Cet éditorial du président national du SCFP, Mark Hancock, a été publié sur Rabble.ca.
Les chiffres sont terrifiants. Près de la moitié de tous les décès liés à la COVID-19 au Canada surviennent dans les foyers de soins de longue durée ou de soins infirmiers. Pour bon nombre de familles au Canada, les dernières semaines ont été remplies de tragédies et de chagrin et, tout cela, dans la solitude.
La multiplication des éclosions dans les foyers de soins est très inquiétante.
Tout le monde se demande comment nous en sommes arrivés là. Mais si vous interrogez l’un des 65 000 membres du SCFP qui travaillent dans les foyers de soins de longue durée, ils vous diront que ces foyers sont en crise depuis des années.
Ils vous diront que l’arrivée de la COVID-19 a ajouté un stress énorme à un système qui était déjà défaillant.
La dotation en personnel dans les foyers de soins de longue durée est hautement problématique depuis des années. L’industrie des foyers de soins se contente d’offrir des emplois précaires ou à temps partiel à ses employés, qui sont souvent forcés de travailler dans deux foyers ou plus, simplement pour joindre les deux bouts. C’est particulièrement le cas dans les foyers privés, à but lucratif, qui cherchent à réduire les coûts liés aux avantages sociaux et aux congés de maladie afin d’augmenter les profits.
On entend souvent les politiciens parler des « héros » qui sauvent des vies dans les foyers de soins de longue durée ces jours-ci, mais le bilan de leur gouvernement respectif révèle une attitude totalement différente.
Partout au Canada, les foyers de soins de longue durée manquent d’effectifs et de ressources. Les travailleurs reçoivent à peine le salaire minimum pour faire un travail difficile sur les plans physique et émotionnel, souvent sans aucuns avantages sociaux ni sécurité d’emploi. Dans une pandémie, lorsque les travailleuses et travailleurs de la santé tombent malades et ne peuvent plus travailler, les pénuries de personnel sont aggravées.
Les gouvernements ont largement négligé ces problèmes fondamentaux et les ont souvent exacerbés. L’année dernière, par exemple, le gouvernement conservateur de l’Ontario a radicalement réduit les inspections dans les foyers de soins infirmiers. Seulement 9 des 626 foyers de la province ont fait l’objet d’une inspection de la qualité.
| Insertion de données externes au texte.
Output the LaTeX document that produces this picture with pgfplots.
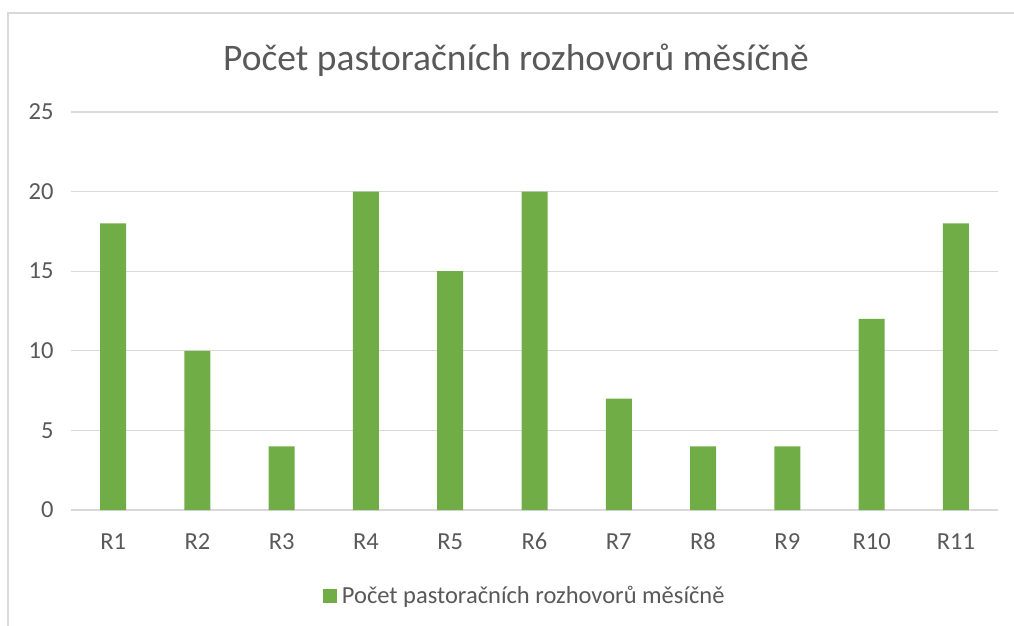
\documentclass[border=0pt]{standalone}
\usepackage{pgfplots}
\pgfplotsset{compat=1.18}
\usepackage{fontspec}
\setmainfont{Carlito}
\definecolor{barg}{HTML}{70AD47}
\definecolor{gridc}{HTML}{D9D9D9}
\definecolor{txt}{HTML}{595959}
\begin{document}
\begin{tikzpicture}[x=1pt,y=1pt]
\path[use as bounding box] (0,0) rectangle (1014,626);
\draw[gridc,line width=2pt] (8,0) -- (8,612.5) -- (1014,612.5);
\node[txt,font=\fontsize{37.5}{44}\selectfont] at (516,566) {Počet pastoračních rozhovorů měsíčně};
\begin{axis}[
  at={(71pt,116pt)}, anchor=south west,
  scale only axis, width=927pt, height=398pt,
  ymin=0, ymax=25, ytick={0,5,10,15,20,25},
  xmin=-0.5, xmax=10.5, xtick=data,
  xticklabels={R1,R2,R3,R4,R5,R6,R7,R8,R9,R10,R11},
  axis line style={draw=none},
  axis x line*=bottom,
  x axis line style={draw=gridc,line width=1.5pt},
  ymajorgrids, grid style={gridc,line width=1.2pt},
  major tick length=0pt,
  tick label style={txt,font=\fontsize{24.5}{28}\selectfont},
  /pgf/number format/assume math mode=true,
  yticklabel style={anchor=east,xshift=-14pt},
  xticklabel style={anchor=north,yshift=-19pt,text height=17pt,text depth=0pt},
  legend style={at={(0.4895,-0.215)},anchor=center,draw=none,font=\fontsize{24.5}{28}\selectfont,text=txt},
  legend image code/.code={\fill[barg] (0pt,-7pt) rectangle (14pt,7pt);},
]
\addplot[ybar,bar width=26pt,fill=barg,draw=none] coordinates {
(0,18) (1,10) (2,4) (3,20) (4,15) (5,20) (6,7) (7,4) (8,4) (9,12) (10,18)};
\addlegendentry{\hspace{3pt}Počet pastoračních rozhovorů měsíčně}
\end{axis}
\end{tikzpicture}
\end{document}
Avec ce taux d’inspection, de 1,4 % par année, il faudrait 70 ans pour évaluer la qualité de vie de nos pensionnaires.
C’est inacceptable!
Malheureusement, Doug Ford n’est pas le seul élément nuisible. Ce type de négligence est généralisé dans tout le pays.
De nombreuses études ont démontré que, dans les foyers de soins de longue durée et les foyers de soins infirmiers, les conditions de travail et les conditions des soins vont de pair. Lorsque les conditions de travail sont médiocres, la qualité des soins est médiocre. Cette situation est plus vraie que jamais dans la crise actuelle. Il est temps que nos gouvernements le reconnaissent.
Heureusement, certains gouvernements montrent déjà la voie. La Colombie-Britannique a bien réagi, il y a deux semaines, lorsqu’elle a transféré tous les employés des foyers de soins de longue durée de la province dans des emplois à plein temps dans un seul foyer, offrant ainsi de bons salaires permettant de soutenir une famille. Les travailleuses et travailleurs des foyers privés à but lucratif ont vu leurs salaires augmenter en moyenne de 4 dollars l’heure.
Ces mesures constituent un progrès important mais, en réalité, elles sont seulement le début d’une transformation beaucoup plus vaste qui doit se produire à l’échelle nationale pour réformer le système des foyers de soins.
Enfin de compte, nous devons reconnaître les foyers de soins de longue durée pour ce qu’ils sont : des établissements de santé. Ils doivent être bien financés, et se conformer à des normes claires et uniformes dans tout le pays. Les employés qui prennent soin de nos aînés méritent un salaire convenable et des emplois garantis, pour que les résidents et les travailleurs puissent vivre en santé, en sécurité et dans la dignité.
Cette crise a exposé les erreurs des gouvernements dans leur approche envers nos personnes âgées et les personnes qui prennent soin d’elles. Il est maintenant clair que lorsque cette pandémie sera terminée, nous ne pourrons plus nous contenter du statu quo. Entre temps, nous devons remuer ciel et terre pour corriger ces erreurs, dès maintenant. Nos parents et nos grands-parents comptent sur nous.
Mark Hancock est le président national du Syndicat canadien de la fonction publique (SCFP), le plus grand syndicat du Canada, qui représente 700 000 travailleuses et travailleurs de tout le pays, dont environ 65 000 employés des foyers de soins de longue durée.